En un primer movimiento de orgullo amargo, el alma se preguntó: ¿Seré yo la primera en decir que Nuestra Señora no vino en mi socorro? Después comprendió claramente que no se había dado el trabajo de pedir una sola vez ese socorro...
Y caminando por calles vacías y frías, repetía las palabras de la oración de su infancia: Gimiendo bajo el peso de mis pecados [...] jamás se ha oído decir, que ninguno de los que han acudido a vuestra protección [...] ¡haya sido abandonado por Vos! Animado con esta confianza a Vos también acudo, oh Madre...

Un gran dolor invadió entonces esa alma atormentada, al tomar conciencia del lamentable estado en que se encontraba. De lo más hondo de su ser, le subía un deseo de reconquistar la amistad con Dios y los perfumes primaverales de su vida espiritual, de restaurar la inocencia perdida.

—¿Aún será posible? —se preguntaba.
—Nunca se oyó decir... —le respondía una voz interior.
Movida por la gracia, repitió aún, con toda sinceridad, las palabras del Acordaos y pidió a Nuestra Señora que viniese en su socorro.
—Vamos a ver lo que sucederá, pensó ella con una pizca de incredulidad. Y dobló la esquina.

* * *
La luz interior de la iglesia iluminaba los vitrales. La puerta estaba abierta. Vacilante y sorprendida, entró. Estaba por comenzar la vigilia de Navidad. Por la nave lateral, avanzó hasta el altar de Nuestra Señora. Una melodía navideña partió del órgano. De repente, el alma se deshizo en llanto. Después de tantos años de sequedad en el egoísmo, se ahogaba en sollozos de arrepentimiento. Las lágrimas le corrían por el rostro en abundancia, y su tronco se sacudía al ritmo convulsivo del llanto en sollozos, como el de un niño...

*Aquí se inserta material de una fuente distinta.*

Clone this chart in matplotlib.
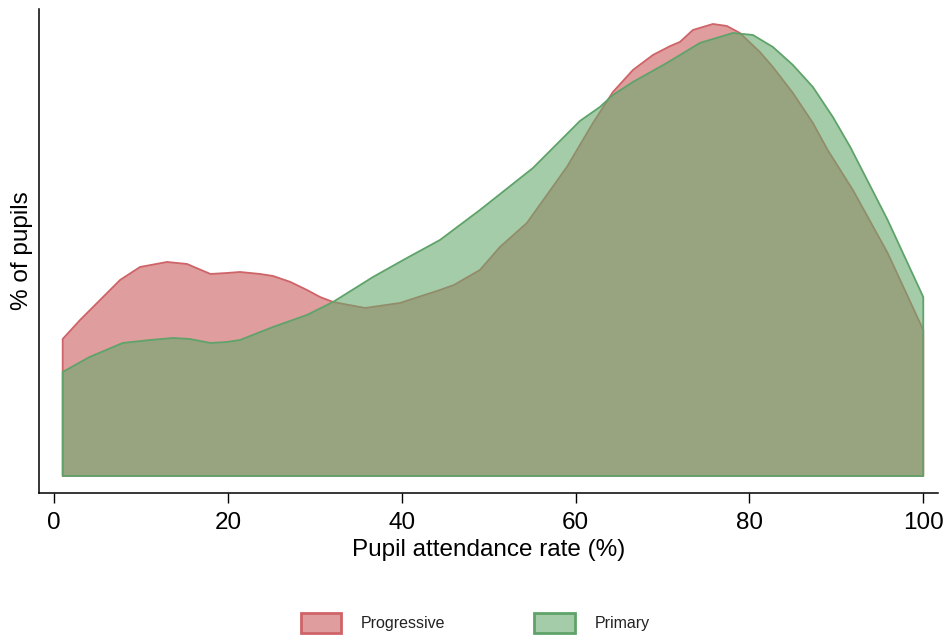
import matplotlib
matplotlib.use("Agg")
import matplotlib.pyplot as plt
from matplotlib.patches import Patch

plt.rcParams['font.family'] = ['Liberation Sans', 'DejaVu Sans']

# kernel density of attendance
prog_x = [1, 3, 5.3, 7.6, 9.9, 13, 15.3, 18, 19.9, 21.4, 23.7, 25.2, 27.2, 29.1, 30.6,
          32.1, 35.8, 39.8, 44.4, 46, 49, 51.3, 54.4, 59, 62, 64.3, 66.6, 68.9, 70.9,
          72, 73.5, 75.8, 77.4, 78.9, 81.2, 82.7, 85, 87.3, 89, 91.9, 95.9, 100]
prog_y = [0.0137, 0.0156, 0.0176, 0.0196, 0.0209, 0.0214, 0.0212, 0.0202, 0.0203, 0.0204,
          0.0202, 0.0200, 0.0194, 0.0186, 0.0179, 0.0174, 0.0168, 0.0173, 0.0186, 0.0191,
          0.0206, 0.0229, 0.0253, 0.0309, 0.0353, 0.0384, 0.0406, 0.0421, 0.0430, 0.0434,
          0.0446, 0.0452, 0.0450, 0.0443, 0.0424, 0.0409, 0.0383, 0.0353, 0.0326, 0.0286,
          0.0223, 0.0146]

prim_x = [1, 4.1, 7.9, 11.1, 13.7, 15.6, 18, 19.9, 21.4, 25.2, 29.1, 32.1, 36.7, 40.6,
          44.4, 49, 55.1, 60.5, 62.8, 64.3, 66.6, 70.5, 74.3, 78.1, 80.4, 82.7, 85, 87.3,
          89.6, 91.6, 95.9, 100]
prim_y = [0.0104, 0.0119, 0.0133, 0.0136, 0.0138, 0.0137, 0.0133, 0.0134, 0.0136, 0.0149,
          0.0161, 0.0174, 0.0199, 0.0218, 0.0236, 0.0266, 0.0308, 0.0355, 0.0369, 0.0381,
          0.0394, 0.0413, 0.0433, 0.0443, 0.0441, 0.0429, 0.0411, 0.0389, 0.0359, 0.0329,
          0.0256, 0.0179]

labels = ["Progressive", "Primary"]
fills = [(203/255, 92/255, 92/255, 0.6), (105/255, 170/255, 110/255, 0.6)]
edges = ['#cf6468', '#5fa36a']

fig = plt.figure(figsize=(9.48, 6.37), dpi=100)
ax = fig.add_axes([0.0411, 0.2261, 0.9484, 0.7598])

for xs, ys, fc, ec in [(prog_x, prog_y, fills[0], edges[0]),
                       (prim_x, prim_y, fills[1], edges[1])]:
    px = [xs[0]] + xs + [xs[-1]]
    py = [0] + ys + [0]
    ax.fill(px, py, facecolor=fc, edgecolor=ec, linewidth=1.3, joinstyle='round')

ax.set_xlim(-1.73, 101.7)
ax.set_ylim(-0.0017, 0.0467)
ax.set_xticks([0, 20, 40, 60, 80, 100])
ax.set_yticks([])
ax.tick_params(axis='x', length=7, width=1, pad=7, labelsize=17.5)
for s in ['top', 'right']:
    ax.spines[s].set_visible(False)
for s in ['left', 'bottom']:
    ax.spines[s].set_linewidth(1.1)

ax.set_xlabel("Pupil attendance rate (%)", fontsize=17.5, labelpad=3)
ax.set_ylabel("% of pupils", fontsize=17.5, labelpad=4)

handles = [Patch(facecolor=fills[i], edgecolor=edges[i], linewidth=2) for i in range(2)]
fig.legend(handles, labels, loc='center', bbox_to_anchor=(0.501, 0.022), ncol=2,
           frameon=False, fontsize=11.5, handlelength=2.55, handleheight=1.47,
           columnspacing=5.6, handletextpad=1.2, labelcolor='#222222')

fig.savefig("out.png", dpi=100)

Había ahí un sacerdote para oír confesiones. Y éste no fue el menor de los milagros, para los tiempos en que vivimos. El alma fue a acusarse como pudo, un tanto confusamente, de su triste vida apartada de Dios. Y recibió la absolución de sus faltas.

* * *
Dejo al lector el cuidado de pensar en la alegría que, en aquella noche, causó al Corazón de Jesús Infante el regreso al rebaño de su pequeña oveja extraviada.

El Niño Jesús vino sobre todo para los pecadores. No les niega jamás su perdón. Acoge con bondad y misericordia toda humilde contrición. Ayer, hoy, siempre, Jesucristo es la solución para el mundo, que se hunde en la noche del neopaganismo.

En el mayor drama de nuestra vida, recurramos con confianza a nuestro Salvador, por intermedio de la Virgen María, a quien Él nada niega.